News Article - April 8, 2020

First physics results from the upgraded Belle II experiment, the search for a new Z' vector boson "portal" into dark matter, published (Editor's feature/suggested) in "Physical Review Letters"

April 8, 2020

BLOOMINGTON, Ind. -- The first physics results from the upgraded Belle II experiment, the search for a new Z' vector boson "portal" into dark matter, were recently published (Editor's feature/suggested) in Physical Review Letters.

The Belle II experiment is a particle physics experiment at the intensity frontier designed to search for new physics phenomena that cannot be explained by the particles and forces already included in the Standard Model—the world’s reigning (and well-tested) theory of particle physics—while also making precision measurements of known phenomena. The Belle II world-wide collaboration is studying the properties of B mesons (heavy particles containing a bottom quark) and additionally expects significant impact from its exploration of lepton universality violation, new CP violation phases, precision electroweak measurements and dark sector physics.

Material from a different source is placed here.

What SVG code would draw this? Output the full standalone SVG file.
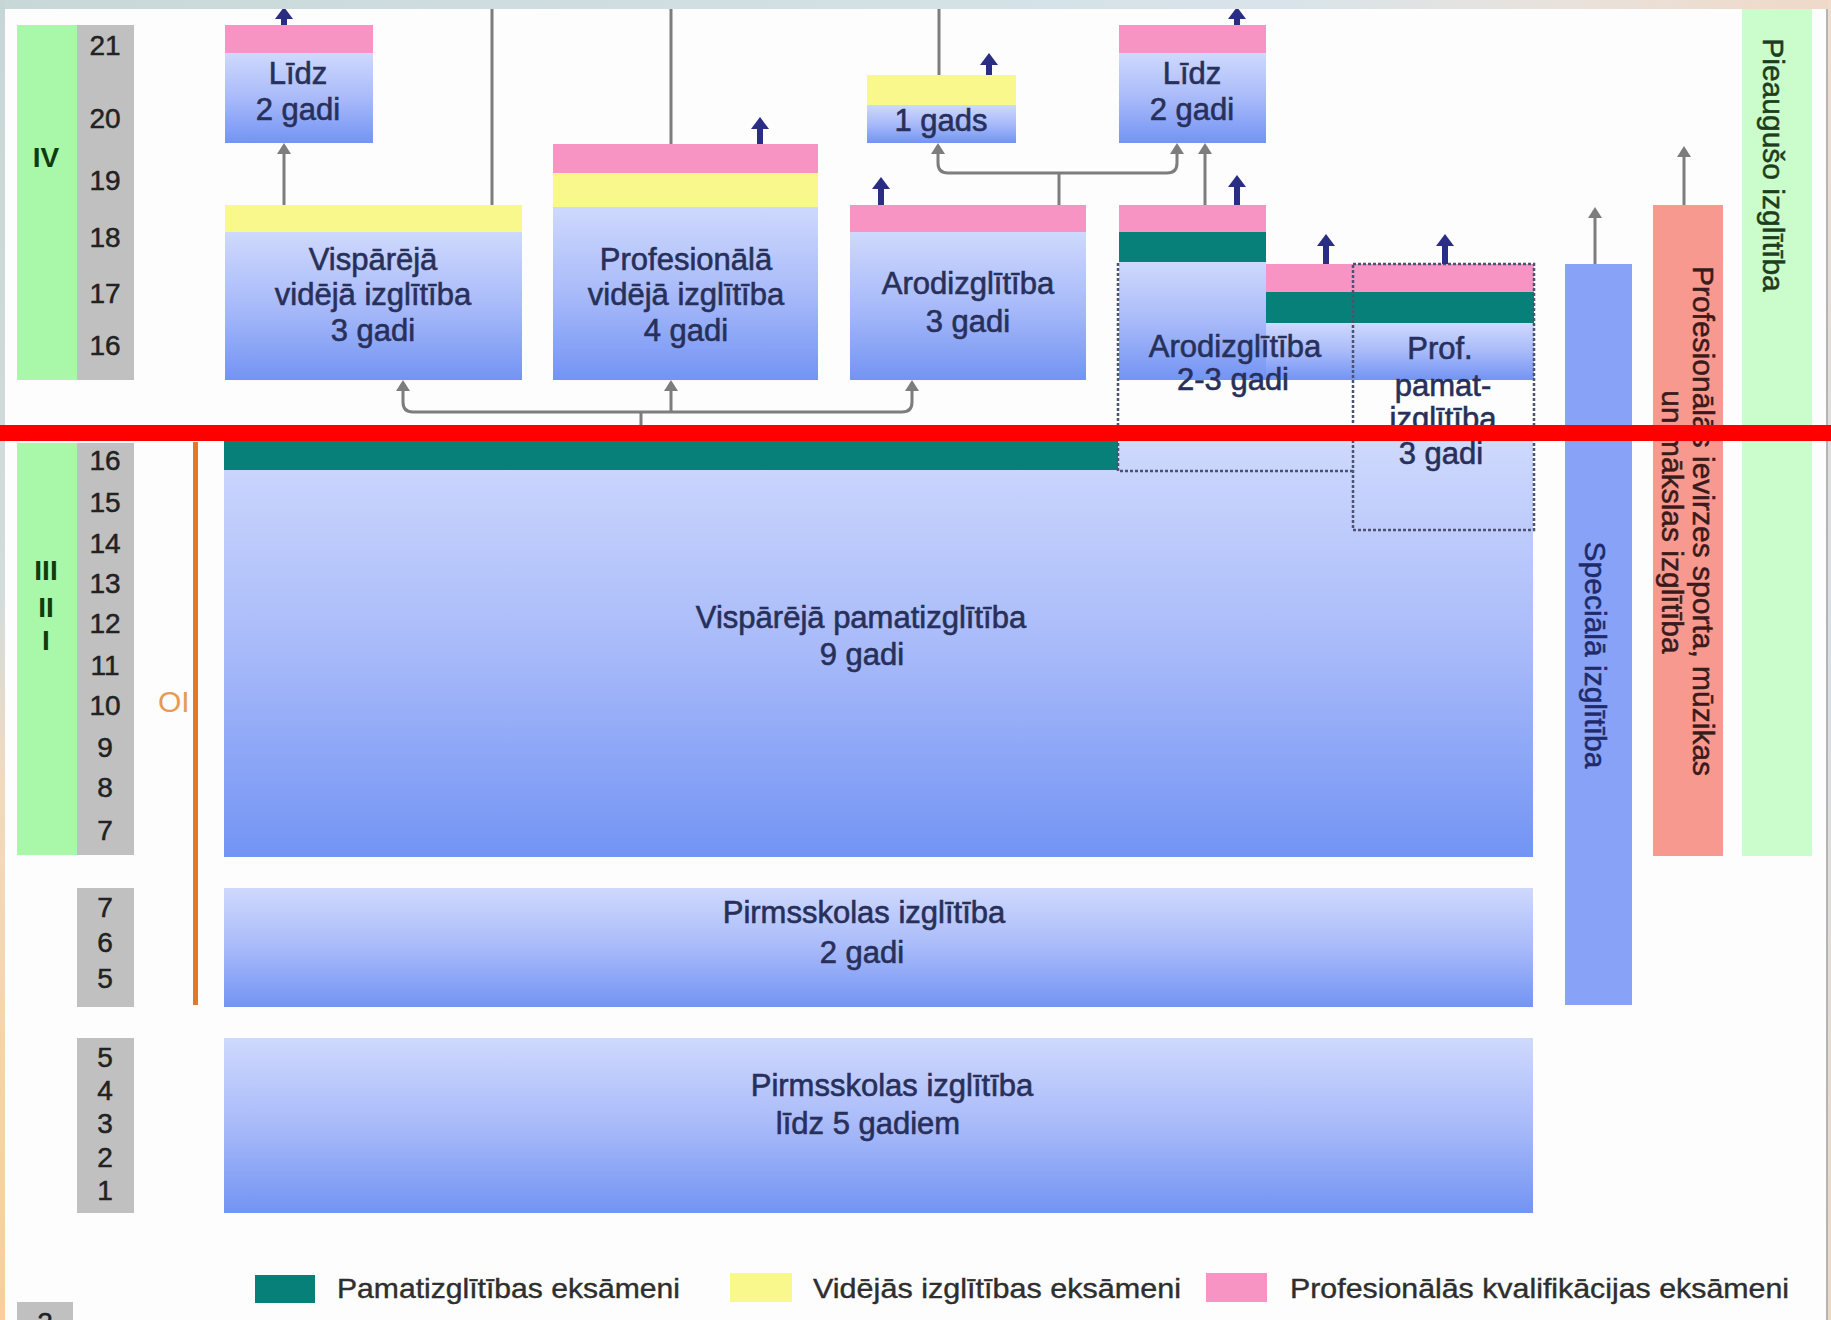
<svg xmlns="http://www.w3.org/2000/svg" width="1831" height="1320" viewBox="0 0 1831 1320">
<defs>
<linearGradient id="gBlue" x1="0" y1="0" x2="0" y2="1">
<stop offset="0" stop-color="#cfd9fd"/>
<stop offset="0.5" stop-color="#a8baf9"/>
<stop offset="1" stop-color="#7394f4"/>
</linearGradient>
<linearGradient id="gLeft" x1="0" y1="0" x2="0" y2="1">
<stop offset="0" stop-color="#c6d6d6"/>
<stop offset="0.45" stop-color="#d3dcdc"/>
<stop offset="0.6" stop-color="#f2d9bd"/>
<stop offset="1" stop-color="#f6cf9c"/>
</linearGradient>
<linearGradient id="gTop" x1="0" y1="0" x2="1" y2="0">
<stop offset="0" stop-color="#c8d8d8"/>
<stop offset="0.7" stop-color="#d8e4ea"/>
<stop offset="0.85" stop-color="#e9e2dc"/>
<stop offset="1" stop-color="#efd9c8"/>
</linearGradient>
<linearGradient id="gRight" x1="0" y1="0" x2="0" y2="1">
<stop offset="0" stop-color="#f1dccb"/>
<stop offset="0.5" stop-color="#d6dfe6"/>
<stop offset="1" stop-color="#efd8c2"/>
</linearGradient>
<marker id="aGray" viewBox="0 -7 11 14" refX="2" refY="0" markerWidth="11" markerHeight="14" markerUnits="userSpaceOnUse" orient="auto">
<path d="M0,-7 L11,0 L0,7 z" fill="#7d7d7d"/>
</marker>
<marker id="aNavy" viewBox="0 -9 12 18" refX="2" refY="0" markerWidth="12" markerHeight="18" markerUnits="userSpaceOnUse" orient="auto">
<path d="M0,-9 L12,0 L0,9 z" fill="#2a2d84"/>
</marker>
<style>
text{font-family:"Liberation Sans",Arial,sans-serif;}
.lbl{font-size:31px;fill:#28305a;stroke:#28305a;stroke-width:0.6;text-anchor:middle;}
.num{font-size:28px;fill:#222;stroke:#222;stroke-width:0.5;text-anchor:middle;}
.rom{font-size:28px;font-weight:bold;fill:#0f3d10;text-anchor:middle;}
.leg{font-size:28px;fill:#2e2e2e;stroke:#2e2e2e;stroke-width:0.4;}
.rot{font-size:30px;text-anchor:middle;stroke-width:0.5;}
.blue{fill:url(#gBlue);}
.pink{fill:#f894c4;}
.yel{fill:#f8f88c;}
.teal{fill:#08807a;}
.gray{fill:#c0c0c0;}
.grn{fill:#a9f8a9;}
.con{fill:none;stroke:#7d7d7d;stroke-width:3;}
.nav{fill:none;stroke:#2a2d84;stroke-width:6;}
.dot{fill:none;stroke:#4c5272;stroke-width:2.5;stroke-dasharray:3 2;}
</style>
</defs>
<rect x="0" y="0" width="1831" height="1320" fill="#fdfdfd"/>

<g id="age-scale">
<rect class="grn" x="17" y="25" width="60" height="355"/>
<rect class="gray" x="77" y="25" width="57" height="355"/>
<text class="rom" x="46" y="167">IV</text>
<text class="num" x="105" y="55">21</text>
<text class="num" x="105" y="128">20</text>
<text class="num" x="105" y="190">19</text>
<text class="num" x="105" y="247">18</text>
<text class="num" x="105" y="303">17</text>
<text class="num" x="105" y="355">16</text>
<rect class="grn" x="17" y="443" width="60" height="412"/>
<rect class="gray" x="77" y="443" width="57" height="412"/>
<text class="rom" x="46" y="580">III</text>
<text class="rom" x="46" y="617">II</text>
<text class="rom" x="46" y="650">I</text>
<text class="num" x="105" y="470">16</text>
<text class="num" x="105" y="512">15</text>
<text class="num" x="105" y="553">14</text>
<text class="num" x="105" y="593">13</text>
<text class="num" x="105" y="633">12</text>
<text class="num" x="105" y="675">11</text>
<text class="num" x="105" y="715">10</text>
<text class="num" x="105" y="757">9</text>
<text class="num" x="105" y="797">8</text>
<text class="num" x="105" y="840">7</text>
<rect class="gray" x="77" y="888" width="57" height="119"/>
<text class="num" x="105" y="917">7</text>
<text class="num" x="105" y="952">6</text>
<text class="num" x="105" y="988">5</text>
<rect class="gray" x="77" y="1038" width="57" height="175"/>
<text class="num" x="105" y="1067">5</text>
<text class="num" x="105" y="1100">4</text>
<text class="num" x="105" y="1133">3</text>
<text class="num" x="105" y="1167">2</text>
<text class="num" x="105" y="1200">1</text>
<rect class="gray" x="17" y="1302" width="56" height="18"/>
<text class="num" x="45" y="1332">2</text>
</g>

<g id="oi-marker">
<text x="158" y="712" font-size="30" fill="#e69a55">OI</text>
<rect x="193" y="442" width="5" height="563" fill="#e07a28"/>
</g>

<g id="lidz-1">
<rect class="pink" x="225" y="25" width="148" height="28"/>
<rect class="blue" x="225" y="53" width="148" height="90"/>
<text class="lbl" x="298" y="84">Līdz</text>
<text class="lbl" x="298" y="120">2 gadi</text>
</g>

<g id="visp-videja">
<rect class="yel" x="225" y="205" width="297" height="27"/>
<rect class="blue" x="225" y="232" width="297" height="148"/>
<text class="lbl" x="373" y="270">Vispārējā</text>
<text class="lbl" x="373" y="305">vidējā izglītība</text>
<text class="lbl" x="373" y="341">3 gadi</text>
</g>

<g id="prof-videja">
<rect class="pink" x="553" y="144" width="265" height="29"/>
<rect class="yel" x="553" y="173" width="265" height="34"/>
<rect class="blue" x="553" y="207" width="265" height="173"/>
<text class="lbl" x="686" y="270">Profesionālā</text>
<text class="lbl" x="686" y="305">vidējā izglītība</text>
<text class="lbl" x="686" y="341">4 gadi</text>
</g>

<g id="gads-1">
<rect class="yel" x="867" y="75" width="149" height="30"/>
<rect class="blue" x="867" y="105" width="149" height="38"/>
<text class="lbl" x="941" y="131">1 gads</text>
</g>

<g id="arod-3">
<rect class="pink" x="850" y="205" width="236" height="27"/>
<rect class="blue" x="850" y="232" width="236" height="148"/>
<text class="lbl" x="968" y="294">Arodizglītība</text>
<text class="lbl" x="968" y="332">3 gadi</text>
</g>

<g id="lidz-2">
<rect class="pink" x="1119" y="25" width="147" height="28"/>
<rect class="blue" x="1119" y="53" width="147" height="90"/>
<text class="lbl" x="1192" y="84">Līdz</text>
<text class="lbl" x="1192" y="120">2 gadi</text>
</g>

<g id="base-9">
<rect class="blue" x="224" y="441" width="1309" height="416"/>
<rect class="teal" x="224" y="441" width="894" height="29"/>
<text class="lbl" x="861" y="628">Vispārējā pamatizglītība</text>
<text class="lbl" x="862" y="665">9 gadi</text>
</g>

<g id="arod-2-3">
<rect class="pink" x="1119" y="205" width="147" height="27"/>
<rect class="teal" x="1119" y="232" width="147" height="30"/>
<rect class="blue" x="1119" y="262" width="147" height="118"/>
<rect class="pink" x="1266" y="264" width="268" height="28"/>
<rect class="teal" x="1266" y="292" width="268" height="31"/>
<rect class="blue" x="1266" y="323" width="268" height="57"/>
<path class="dot" d="M1118,263 V471 H1353"/>
<text class="lbl" x="1235" y="357">Arodizglītība</text>
<text class="lbl" x="1233" y="390">2-3 gadi</text>
</g>

<g id="prof-pamat">
<rect class="dot" x="1353" y="264" width="181" height="266"/>
<text class="lbl" x="1440" y="359">Prof.</text>
<text class="lbl" x="1443" y="396">pamat-</text>
<text class="lbl" x="1443" y="429">izglītība</text>
<text class="lbl" x="1441" y="464">3 gadi</text>
</g>

<g id="pirmsskolas-2">
<rect class="blue" x="224" y="888" width="1309" height="119"/>
<text class="lbl" x="864" y="923">Pirmsskolas izglītība</text>
<text class="lbl" x="862" y="963">2 gadi</text>
</g>

<g id="pirmsskolas-5">
<rect class="blue" x="224" y="1038" width="1309" height="175"/>
<text class="lbl" x="892" y="1096">Pirmsskolas izglītība</text>
<text class="lbl" x="868" y="1134">līdz 5 gadiem</text>
</g>

<g id="speciala">
<rect x="1565" y="264" width="67" height="741" fill="#87a2f6"/>
<text class="rot" fill="#1f2a6a" stroke="#1f2a6a" transform="translate(1585,655) rotate(90)">Speciālā izglītība</text>
</g>

<g id="prof-ievirzes">
<rect x="1653" y="205" width="70" height="651" fill="#f8998f"/>
<text class="rot" fill="#3a1a1a" stroke="#3a1a1a" transform="translate(1693,521) rotate(90)">Profesionālās ievirzes sporta, mūzikas</text>
<text class="rot" fill="#3a1a1a" stroke="#3a1a1a" transform="translate(1662,522) rotate(90)">un mākslas izglītība</text>
</g>

<g id="pieauguso">
<rect x="1742" y="9" width="70" height="847" fill="#cbfccb"/>
<text class="rot" fill="#1d3d1d" stroke="#1d3d1d" transform="translate(1763,165) rotate(90)">Pieaugušo izglītība</text>
</g>

<g id="connectors">
<path class="con" d="M492,9 V205"/>
<path class="con" d="M671,9 V144"/>
<path class="con" d="M939,9 V75"/>
<path class="con" d="M284,205 V152" marker-end="url(#aGray)"/>
<path class="con" d="M1205,205 V152" marker-end="url(#aGray)"/>
<path class="con" d="M1059,205 V173"/>
<path class="con" d="M1059,173 H948 Q938,173 938,163 V152" marker-end="url(#aGray)"/>
<path class="con" d="M1059,173 H1167 Q1177,173 1177,163 V152" marker-end="url(#aGray)"/>
<path class="con" d="M641,441 V412"/>
<path class="con" d="M641,412 H413 Q403,412 403,402 V389" marker-end="url(#aGray)"/>
<path class="con" d="M641,412 H902 Q912,412 912,402 V389" marker-end="url(#aGray)"/>
<path class="con" d="M671,412 V389" marker-end="url(#aGray)"/>
<path class="con" d="M1595,264 V216" marker-end="url(#aGray)"/>
<path class="con" d="M1684,205 V155" marker-end="url(#aGray)"/>
<path class="nav" d="M284,25 V17" marker-end="url(#aNavy)"/>
<path class="nav" d="M1237,25 V17" marker-end="url(#aNavy)"/>
<path class="nav" d="M760,144 V127" marker-end="url(#aNavy)"/>
<path class="nav" d="M989,75 V63" marker-end="url(#aNavy)"/>
<path class="nav" d="M881,205 V187" marker-end="url(#aNavy)"/>
<path class="nav" d="M1237,205 V185" marker-end="url(#aNavy)"/>
<path class="nav" d="M1326,264 V244" marker-end="url(#aNavy)"/>
<path class="nav" d="M1445,264 V244" marker-end="url(#aNavy)"/>
</g>

<g id="legend">
<rect class="teal" x="255" y="1275" width="60" height="28"/>
<text class="leg" x="337" y="1298" textLength="343" lengthAdjust="spacingAndGlyphs">Pamatizglītības eksāmeni</text>
<rect class="yel" x="730" y="1273" width="62" height="29"/>
<text class="leg" x="813" y="1298" textLength="368" lengthAdjust="spacingAndGlyphs">Vidējās izglītības eksāmeni</text>
<rect class="pink" x="1206" y="1273" width="61" height="29"/>
<text class="leg" x="1290" y="1298" textLength="499" lengthAdjust="spacingAndGlyphs">Profesionālās kvalifikācijas eksāmeni</text>
</g>

<g id="frame">
<rect x="0" y="0" width="1831" height="9" fill="url(#gTop)"/>
<rect x="0" y="0" width="5" height="1320" fill="url(#gLeft)"/>
<rect x="1826" y="9" width="2" height="1311" fill="#b4b4b4"/>
<rect x="1828" y="0" width="3" height="1320" fill="url(#gRight)"/>
<rect x="0" y="425" width="1831" height="16" fill="#ff0000"/>
</g>
</svg>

Belle II is the successor to the Belle experiment, at the SuperKEKB accelerator complex at KEK in Tsukuba, Ibaraki Prefecture, Japan. The Belle II detector was "rolled in" (moved into the collision point of SuperKEKB) in April 2017. Belle II started taking data in early 2018.

 

The IU Belle II group, currently led by Will Jacobs and including engineers Gerard Visser and Branden Kunkler, and former IU scientific colleagues Anselm Vossen and Yinghui Guan, have helped lead significant US contributions to the new detector development, commissioning and operations as well as scientific interest and support for extracting these important new physics results. In the upcoming years, Belle II plans to obtain 50x the integrated luminosity of the former Belle experiment and many new physics results.